Berhentinya aktivitas perkuliahan di kampus itu membuat lebih dari 800 mahasiswa terdampak. Para mahasiswa itu otimatis tak lagi bisa belajar di STMIK Tasikmalaya, lantaran kampus itu tak lagi berizin. Nasib para mahasiswa itu pun menjadi tak jelas.
Ketidakjelasan itu pun yang dirasakan para orang tua mahasiswa di kampus itu. Pihak kampus diminta memberi kepastian agar para mahasiswa dapat kembali melanjutkan perkuliahannya.
Mantan Plt Ketua STMIK Tasikmalaya, Rahadi Deli Saputra, mengatakan, pihaknya tidak akan mengabaikan persoalan itu. Kampus disebut akan bertanggung jawab akan nasib para mahasiswa yang ada. Salah satu upaya yang dilakukan adalah berupaya memindahkan mahasiswa STMIK Tasikmalaya ke kampus serumpun.
"Kami sudah menjajaki komunikasi dengan beberapa universitas. Mudah-mudahan bisa menampung mahasiswa," kata dia saat melakukan audiensi di DPRD Kota Tasikmalaya, Rabu (29/3/2023).
Dua universitas yang dijajaki itu adalah Universitas Perjuangan (Unper) dan STMIK DCI. Penyesuaian untuk pemindahan mahasiswa itu disebut butuh waktu. Namun, pihak kampus optimistis prosesnya akan selesai dalam waktu dua pekan ke depan, seperti tuntutan para mahasiswa dalam aksi yang dilakukan pada Senin (27/3/2023).
Rahadi menjelaskan, proses pemindahan mahasiswa itu akan terus dipantau oleh LLDIKTI. Pihaknya juga akan terus melaporkan progres pemindahan mahasiswa kepada LLDIKTI.
"Pemindahan tak bisa ditunda. Kami paham, karena ini berkaitan dengan waktu belajar," ujar dia.
Namun, pihak kampus telah meminta kelonggaran kepada kampus yang dituju untuk tetap melaksanakan perkuliahan di STMIK Tasikmalaya. Itu diklaim untuk memudahkan mahasiswa agar tidak perlu lagi beradaptasi dengan lingkungan baru.

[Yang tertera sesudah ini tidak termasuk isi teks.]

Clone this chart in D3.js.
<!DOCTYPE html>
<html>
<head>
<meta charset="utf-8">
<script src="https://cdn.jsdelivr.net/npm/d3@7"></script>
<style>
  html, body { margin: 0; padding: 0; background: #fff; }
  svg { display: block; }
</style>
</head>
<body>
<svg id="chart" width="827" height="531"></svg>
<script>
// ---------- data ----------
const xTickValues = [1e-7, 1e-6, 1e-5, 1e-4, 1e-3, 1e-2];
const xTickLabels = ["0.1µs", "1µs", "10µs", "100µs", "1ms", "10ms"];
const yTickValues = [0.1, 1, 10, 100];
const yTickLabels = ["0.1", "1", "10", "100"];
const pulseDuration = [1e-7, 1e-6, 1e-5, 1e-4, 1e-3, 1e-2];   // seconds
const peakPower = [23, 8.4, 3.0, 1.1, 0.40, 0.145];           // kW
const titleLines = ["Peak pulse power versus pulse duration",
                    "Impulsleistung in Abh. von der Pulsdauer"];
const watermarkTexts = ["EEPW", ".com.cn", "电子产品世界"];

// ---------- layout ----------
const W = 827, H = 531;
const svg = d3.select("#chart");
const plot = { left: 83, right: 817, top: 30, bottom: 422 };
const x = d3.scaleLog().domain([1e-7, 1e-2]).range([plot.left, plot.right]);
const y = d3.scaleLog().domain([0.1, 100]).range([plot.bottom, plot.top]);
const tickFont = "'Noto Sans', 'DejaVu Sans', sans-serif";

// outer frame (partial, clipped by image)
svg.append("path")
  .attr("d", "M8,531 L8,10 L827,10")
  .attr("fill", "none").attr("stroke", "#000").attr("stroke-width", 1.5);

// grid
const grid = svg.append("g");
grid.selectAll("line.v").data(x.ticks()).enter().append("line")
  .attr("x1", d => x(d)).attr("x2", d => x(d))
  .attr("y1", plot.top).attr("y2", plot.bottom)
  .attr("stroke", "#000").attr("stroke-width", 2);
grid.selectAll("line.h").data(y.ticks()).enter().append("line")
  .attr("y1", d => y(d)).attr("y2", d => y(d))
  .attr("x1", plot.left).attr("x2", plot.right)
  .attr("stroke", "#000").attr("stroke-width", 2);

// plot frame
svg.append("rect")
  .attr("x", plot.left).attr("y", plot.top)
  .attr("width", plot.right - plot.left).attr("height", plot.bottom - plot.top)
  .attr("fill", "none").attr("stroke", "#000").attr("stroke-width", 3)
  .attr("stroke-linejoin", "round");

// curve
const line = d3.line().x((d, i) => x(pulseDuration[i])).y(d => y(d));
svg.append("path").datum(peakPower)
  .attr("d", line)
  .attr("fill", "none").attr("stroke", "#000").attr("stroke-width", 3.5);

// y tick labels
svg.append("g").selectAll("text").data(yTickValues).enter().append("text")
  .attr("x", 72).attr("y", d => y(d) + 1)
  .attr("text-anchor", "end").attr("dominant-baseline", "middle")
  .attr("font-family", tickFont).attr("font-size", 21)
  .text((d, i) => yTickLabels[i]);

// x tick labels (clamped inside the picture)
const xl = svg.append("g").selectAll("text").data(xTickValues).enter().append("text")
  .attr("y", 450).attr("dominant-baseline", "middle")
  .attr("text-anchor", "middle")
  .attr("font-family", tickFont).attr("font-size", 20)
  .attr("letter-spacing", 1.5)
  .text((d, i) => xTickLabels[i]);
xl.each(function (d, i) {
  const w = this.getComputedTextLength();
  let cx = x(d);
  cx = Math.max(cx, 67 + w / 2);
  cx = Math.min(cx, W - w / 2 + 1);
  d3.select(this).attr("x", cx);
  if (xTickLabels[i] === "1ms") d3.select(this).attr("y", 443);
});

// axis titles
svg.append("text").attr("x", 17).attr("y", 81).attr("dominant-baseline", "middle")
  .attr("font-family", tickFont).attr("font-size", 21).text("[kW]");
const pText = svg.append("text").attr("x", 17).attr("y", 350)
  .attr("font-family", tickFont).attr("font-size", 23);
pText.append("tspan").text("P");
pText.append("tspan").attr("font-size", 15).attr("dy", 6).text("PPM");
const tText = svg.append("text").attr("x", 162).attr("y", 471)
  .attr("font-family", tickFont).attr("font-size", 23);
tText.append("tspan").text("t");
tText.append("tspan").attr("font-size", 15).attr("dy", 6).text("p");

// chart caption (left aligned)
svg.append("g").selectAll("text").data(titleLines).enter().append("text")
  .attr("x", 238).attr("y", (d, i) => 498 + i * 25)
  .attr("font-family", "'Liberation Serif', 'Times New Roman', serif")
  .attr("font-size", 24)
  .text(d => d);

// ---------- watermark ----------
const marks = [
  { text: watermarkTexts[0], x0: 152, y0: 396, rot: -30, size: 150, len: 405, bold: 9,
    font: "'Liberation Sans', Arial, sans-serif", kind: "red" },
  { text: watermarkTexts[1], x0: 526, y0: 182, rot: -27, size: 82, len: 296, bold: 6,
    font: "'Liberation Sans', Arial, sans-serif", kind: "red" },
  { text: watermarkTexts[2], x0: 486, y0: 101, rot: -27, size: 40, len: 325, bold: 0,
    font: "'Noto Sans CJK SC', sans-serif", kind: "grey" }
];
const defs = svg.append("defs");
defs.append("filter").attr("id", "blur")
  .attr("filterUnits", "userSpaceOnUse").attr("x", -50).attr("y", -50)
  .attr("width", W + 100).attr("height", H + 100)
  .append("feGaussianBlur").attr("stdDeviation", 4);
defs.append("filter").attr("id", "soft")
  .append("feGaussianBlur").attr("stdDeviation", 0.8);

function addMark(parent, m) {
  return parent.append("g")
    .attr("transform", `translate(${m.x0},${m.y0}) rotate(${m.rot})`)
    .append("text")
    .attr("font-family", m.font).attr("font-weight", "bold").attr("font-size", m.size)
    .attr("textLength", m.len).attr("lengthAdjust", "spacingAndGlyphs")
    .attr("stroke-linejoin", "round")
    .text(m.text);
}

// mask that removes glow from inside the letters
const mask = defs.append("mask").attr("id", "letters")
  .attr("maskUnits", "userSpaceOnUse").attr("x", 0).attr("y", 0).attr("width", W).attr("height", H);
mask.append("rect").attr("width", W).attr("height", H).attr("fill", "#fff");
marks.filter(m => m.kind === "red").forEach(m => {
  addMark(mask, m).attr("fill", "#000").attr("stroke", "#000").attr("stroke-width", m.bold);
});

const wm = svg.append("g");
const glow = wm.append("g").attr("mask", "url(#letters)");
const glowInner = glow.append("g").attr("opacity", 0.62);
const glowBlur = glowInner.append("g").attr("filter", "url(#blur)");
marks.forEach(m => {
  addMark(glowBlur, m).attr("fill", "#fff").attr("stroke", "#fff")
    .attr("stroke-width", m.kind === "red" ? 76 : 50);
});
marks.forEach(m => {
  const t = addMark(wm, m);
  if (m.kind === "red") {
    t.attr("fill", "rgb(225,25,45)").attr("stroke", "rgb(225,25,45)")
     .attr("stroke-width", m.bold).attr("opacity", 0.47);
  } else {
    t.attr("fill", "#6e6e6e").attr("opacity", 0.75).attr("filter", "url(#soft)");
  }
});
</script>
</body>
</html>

"Karena itu, pembelajaran bisa dilakukan di kampus STMIK Tasikmalaya dan dengan tenaga pengajar dari kami. Hanya administrasi dari kampus baru. Alhamdulillah itu bisa disambut baik oleh kampus bersangkutan," kata Rahadi.

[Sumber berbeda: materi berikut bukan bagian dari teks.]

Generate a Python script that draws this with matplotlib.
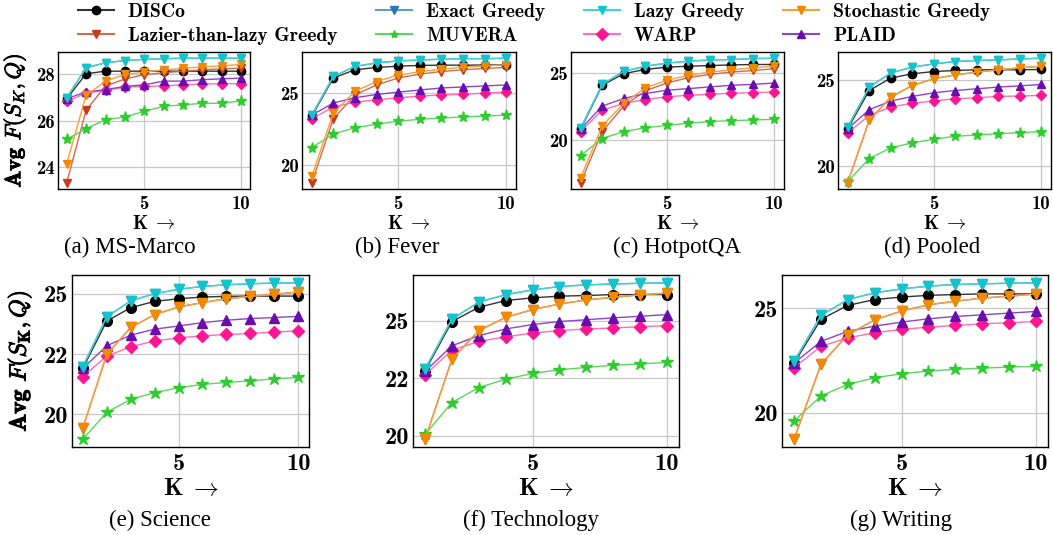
import numpy as np
import matplotlib.pyplot as plt
import matplotlib.patheffects as pe
from matplotlib.lines import Line2D

K = list(range(1, 11))

METHODS = ["DISCo", "Exact Greedy", "Lazier-than-lazy Greedy", "MUVERA",
           "WARP", "PLAID", "Stochastic Greedy", "Lazy Greedy"]
LEGEND_ORDER = ["DISCo", "Lazier-than-lazy Greedy", "Exact Greedy", "MUVERA",
                "Lazy Greedy", "WARP", "Stochastic Greedy", "PLAID"]

# values (Avg F(S_K, Q) for K = 1..10)
msmarco = {
    "DISCo":        [26.95, 28.03, 28.14, 28.14, 28.14, 28.14, 28.14, 28.14, 28.14, 28.14],
    "Exact Greedy": [26.99, 28.29, 28.50, 28.60, 28.65, 28.68, 28.70, 28.70, 28.70, 28.70],
    "Lazy Greedy":  [26.99, 28.29, 28.50, 28.60, 28.65, 28.68, 28.70, 28.70, 28.70, 28.70],
    "Stochastic Greedy":       [24.14, 27.10, 27.70, 28.00, 28.10, 28.20, 28.26, 28.33, 28.37, 28.43],
    "Lazier-than-lazy Greedy": [23.31, 26.45, 27.50, 27.80, 27.99, 28.07, 28.14, 28.20, 28.24, 28.27],
    "PLAID":  [26.95, 27.24, 27.34, 27.48, 27.55, 27.71, 27.71, 27.77, 27.81, 27.84],
    "WARP":   [26.83, 27.19, 27.31, 27.45, 27.48, 27.50, 27.55, 27.58, 27.60, 27.60],
    "MUVERA": [25.19, 25.65, 26.04, 26.16, 26.40, 26.62, 26.68, 26.75, 26.75, 26.86],
}
fever = {
    "DISCo":        [23.38, 26.03, 26.60, 26.76, 26.85, 26.90, 26.92, 26.92, 26.93, 26.94],
    "Exact Greedy": [23.45, 26.14, 26.83, 27.08, 27.21, 27.28, 27.33, 27.37, 27.37, 27.40],
    "Lazy Greedy":  [23.45, 26.14, 26.83, 27.08, 27.21, 27.28, 27.33, 27.37, 27.37, 27.40],
    "Stochastic Greedy":       [19.22, 23.60, 25.11, 25.78, 26.23, 26.46, 26.64, 26.78, 26.87, 26.94],
    "Lazier-than-lazy Greedy": [18.77, 23.20, 24.86, 25.55, 26.03, 26.30, 26.48, 26.60, 26.69, 26.76],
    "PLAID":  [23.45, 24.30, 24.66, 24.89, 25.05, 25.20, 25.34, 25.41, 25.48, 25.55],
    "WARP":   [23.20, 24.02, 24.36, 24.52, 24.66, 24.77, 24.86, 24.90, 24.98, 25.05],
    "MUVERA": [21.21, 22.15, 22.58, 22.83, 23.04, 23.17, 23.26, 23.33, 23.40, 23.45],
}
hotpotqa = {
    "DISCo":        [20.82, 24.11, 24.98, 25.30, 25.47, 25.54, 25.59, 25.64, 25.67, 25.67],
    "Exact Greedy": [20.89, 24.18, 25.15, 25.54, 25.77, 25.92, 26.01, 26.04, 26.11, 26.14],
    "Lazy Greedy":  [20.89, 24.18, 25.15, 25.54, 25.77, 25.92, 26.01, 26.04, 26.11, 26.14],
    "Stochastic Greedy":       [17.18, 21.06, 22.75, 23.91, 24.48, 24.85, 25.10, 25.27, 25.42, 25.54],
    "Lazier-than-lazy Greedy": [16.80, 20.64, 22.55, 23.69, 24.28, 24.68, 24.93, 25.10, 25.22, 25.35],
    "PLAID":  [20.82, 22.55, 23.12, 23.49, 23.74, 23.86, 23.99, 24.11, 24.18, 24.28],
    "WARP":   [20.64, 22.25, 22.75, 23.04, 23.24, 23.37, 23.44, 23.51, 23.56, 23.61],
    "MUVERA": [18.84, 20.12, 20.64, 20.92, 21.11, 21.26, 21.39, 21.46, 21.51, 21.56],
}
pooled = {
    "DISCo":        [22.17, 24.38, 25.10, 25.35, 25.48, 25.54, 25.58, 25.58, 25.58, 25.60],
    "Exact Greedy": [22.27, 24.58, 25.40, 25.73, 25.92, 26.06, 26.12, 26.15, 26.21, 26.25],
    "Lazy Greedy":  [22.27, 24.58, 25.40, 25.73, 25.92, 26.06, 26.12, 26.15, 26.21, 26.25],
    "Stochastic Greedy":       [19.04, 22.65, 24.00, 24.67, 25.06, 25.29, 25.44, 25.58, 25.69, 25.79],
    "Lazier-than-lazy Greedy": [19.04, 22.65, 24.00, 24.67, 25.06, 25.29, 25.44, 25.58, 25.69, 25.79],
    "PLAID":  [22.17, 23.27, 23.77, 24.04, 24.25, 24.38, 24.48, 24.58, 24.65, 24.73],
    "WARP":   [21.92, 22.94, 23.42, 23.65, 23.77, 23.90, 23.96, 24.04, 24.06, 24.10],
    "MUVERA": [19.10, 20.44, 21.06, 21.35, 21.56, 21.73, 21.81, 21.88, 21.94, 22.00],
}
science = {
    "DISCo":        [21.90, 23.86, 24.42, 24.68, 24.79, 24.86, 24.89, 24.90, 24.90, 24.90],
    "Exact Greedy": [21.97, 24.04, 24.70, 25.00, 25.18, 25.30, 25.37, 25.41, 25.44, 25.45],
    "Lazy Greedy":  [21.97, 24.04, 24.70, 25.00, 25.18, 25.30, 25.37, 25.41, 25.44, 25.45],
    "Stochastic Greedy":       [19.42, 22.48, 23.60, 24.13, 24.45, 24.63, 24.79, 24.89, 24.97, 25.07],
    "Lazier-than-lazy Greedy": [19.42, 22.48, 23.60, 24.13, 24.45, 24.63, 24.79, 24.89, 24.97, 25.07],
    "PLAID":  [21.90, 22.84, 23.28, 23.53, 23.66, 23.80, 23.90, 23.97, 24.01, 24.06],
    "WARP":   [21.56, 22.41, 22.80, 23.04, 23.17, 23.25, 23.31, 23.35, 23.41, 23.46],
    "MUVERA": [18.97, 20.08, 20.62, 20.90, 21.10, 21.24, 21.32, 21.39, 21.47, 21.53],
}
technology = {
    "DISCo":        [22.83, 24.96, 25.58, 25.87, 25.99, 26.06, 26.09, 26.13, 26.13, 26.13],
    "Exact Greedy": [22.90, 25.07, 25.80, 26.13, 26.33, 26.48, 26.55, 26.59, 26.62, 26.64],
    "Lazy Greedy":  [22.90, 25.07, 25.80, 26.13, 26.33, 26.48, 26.55, 26.59, 26.62, 26.64],
    "Stochastic Greedy":       [19.86, 23.33, 24.57, 25.14, 25.48, 25.72, 25.90, 26.01, 26.12, 26.19],
    "Lazier-than-lazy Greedy": [19.86, 23.33, 24.57, 25.14, 25.48, 25.72, 25.90, 26.01, 26.12, 26.19],
    "PLAID":  [22.80, 23.91, 24.35, 24.64, 24.83, 24.96, 25.04, 25.12, 25.19, 25.26],
    "WARP":   [22.65, 23.72, 24.10, 24.30, 24.46, 24.57, 24.64, 24.68, 24.74, 24.78],
    "MUVERA": [20.07, 21.45, 22.10, 22.46, 22.71, 22.87, 22.97, 23.07, 23.12, 23.19],
}
writing = {
    "DISCo":        [22.37, 24.46, 25.13, 25.41, 25.53, 25.61, 25.65, 25.68, 25.68, 25.68],
    "Exact Greedy": [22.45, 24.65, 25.41, 25.73, 25.92, 26.05, 26.13, 26.16, 26.19, 26.21],
    "Lazy Greedy":  [22.45, 24.65, 25.41, 25.73, 25.92, 26.05, 26.13, 26.16, 26.19, 26.21],
    "Stochastic Greedy":       [18.73, 22.31, 23.73, 24.44, 24.86, 25.16, 25.33, 25.48, 25.57, 25.68],
    "Lazier-than-lazy Greedy": [18.73, 22.31, 23.73, 24.44, 24.86, 25.16, 25.33, 25.48, 25.57, 25.68],
    "PLAID":  [22.37, 23.41, 23.89, 24.14, 24.33, 24.49, 24.60, 24.68, 24.76, 24.84],
    "WARP":   [22.15, 23.17, 23.58, 23.82, 23.98, 24.09, 24.17, 24.25, 24.30, 24.36],
    "MUVERA": [19.60, 20.80, 21.35, 21.67, 21.86, 21.99, 22.07, 22.13, 22.18, 22.21],
}

# (line colour, marker colour, marker)
STYLE = {
    "DISCo":                   ("#333333", "#000000", "o"),
    "Exact Greedy":            ("#5a9dc6", "#2b78ab", "v"),
    "Lazy Greedy":             ("#3fd3d3", "#14c4cc", "v"),
    "Stochastic Greedy":       ("#f4a23a", "#f08a00", "v"),
    "Lazier-than-lazy Greedy": ("#d46a4c", "#c23b22", "v"),
    "MUVERA":                  ("#5cd65c", "#2ecc2e", "*"),
    "WARP":                    ("#ff6eb4", "#ff1493", "D"),
    "PLAID":                   ("#8e44cc", "#6a0dad", "^"),
}

W, H = 1053, 535
# (data, caption, yticks, yticklabels, axes box px (x0, y0, x1, y1), caption centre px, row)
PANELS = [
    (msmarco, "(a) MS-Marco", [24, 26, 28], ["24", "26", "28"], (58, 52, 250, 189), (130, 247), 0),
    (fever, "(b) Fever", [20, 25], ["20", "25"], (302, 52, 516, 189), (397, 247), 0),
    (hotpotqa, "(c) HotpotQA", [20, 25], ["20", "25"], (571, 52, 784, 189), (677, 247), 0),
    (pooled, "(d) Pooled", [20, 25], ["20", "25"], (838, 52, 1051, 189), (932, 247), 0),
    (science, "(e) Science", [20, 22.5, 25], ["20", "22", "25"], (72, 275, 309, 447), (160, 520), 1),
    (technology, "(f) Technology", [20, 22.5, 25], ["20", "22", "25"], (413, 275, 679, 447), (531, 520), 1),
    (writing, "(g) Writing", [20, 25], ["20", "25"], (782, 275, 1048, 447), (901, 520), 1),
]

plt.rcParams["mathtext.fontset"] = "cm"
plt.rcParams["axes.unicode_minus"] = False

fig = plt.figure(figsize=(W / 100, H / 100), dpi=100)

for data, cap, yt, ytl, (x0, y0, x1, y1), (cx, cy), row in PANELS:
    ax = fig.add_axes([x0 / W, 1 - y1 / H, (x1 - x0) / W, (y1 - y0) / H])
    ms = 6 if row == 0 else 7
    tfs = 13.5 if row == 0 else 17.5
    for m in METHODS:
        lc, mc, mk = STYLE[m]
        msz = ms + 2 if mk == "*" else (ms - 0.5 if mk == "D" else ms)
        ax.plot(K, data[m], color=lc, lw=1.0, marker=mk, ms=msz,
                markerfacecolor=mc, markeredgecolor=mc, label=m)
    ax.set_xticks([5, 10])
    ax.set_yticks(yt)
    ax.set_yticklabels(ytl)
    ax.grid(True, color="#c8c8c8", lw=0.9)
    ax.set_axisbelow(True)
    ax.tick_params(length=0, pad=4, labelsize=tfs)
    ax.tick_params(axis="y", pad=2.5)
    for lab in ax.get_xticklabels() + ax.get_yticklabels():
        lab.set_family("cmb10")
    for s in ax.spines.values():
        s.set_linewidth(1.0)
    ax.set_xlabel(r"$\mathbf{K}\;\rightarrow$",
                  fontsize=14 if row == 0 else 18, labelpad=1)
    fig.text(cx / W, 1 - cy / H, cap, ha="center", va="center",
             family="Liberation Serif", fontsize=16.5)
    if cap.startswith("(a)"):
        ax.set_ylabel(r"Avg $F(S_K,Q)$", family="cmb10", fontsize=16,
                      path_effects=[pe.withStroke(linewidth=0.6, foreground="black")])
        ax.yaxis.set_label_coords(-0.155, 0.5)
    if cap.startswith("(e)"):
        ax.set_ylabel(r"Avg $F(S_{\mathbf{K}},Q)$", family="cmb10", fontsize=17,
                      path_effects=[pe.withStroke(linewidth=0.7, foreground="black")])
        ax.yaxis.set_label_coords(-0.16, 0.5)

handles = []
for m in LEGEND_ORDER:
    lc, mc, mk = STYLE[m]
    handles.append(Line2D([], [], color=lc, lw=1.5, marker=mk, ms=6,
                          markerfacecolor=mc, markeredgecolor=mc))
fig.legend(handles, LEGEND_ORDER, ncol=4, loc="upper center",
           bbox_to_anchor=(0.507, 1.016), frameon=False,
           prop={"family": "cmb10", "size": 14.2}, handlelength=1.85,
           handletextpad=0.7, columnspacing=1.95, labelspacing=0.28,
           borderpad=0.1)

plt.savefig("out.png", dpi=100)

Perwakilan orang tua mahasiswa, Santi Permana (40 tahun), menolak aktivitas perkuliahan mahasiswa yang dipindahkan tetap dilakukan di STMIK Tasikmalaya, apalagi tetap diajar oleh tenaga pengajar yang sama. Dia menilai, STMIK Tasikmalaya jelas-jelas sudah terbukti tidak amanah dengan pencabutan izin yang dilakukan LLDIKTI.
"Kami tidak akan mengizinkan para mahasiswa kembali belajar di kampus lama, oleh pengurus lama," kata dia.
Dia juga meminta pihak STMIK Tasikmalaya mutlak menentukan proses pemindahan mahasiswa. Artinya, pihak STMIK hanya perlu menyediakan alternatif kampus serumpun yang bisa dipilih mahasiswa untuk pindah tanpa paksaan.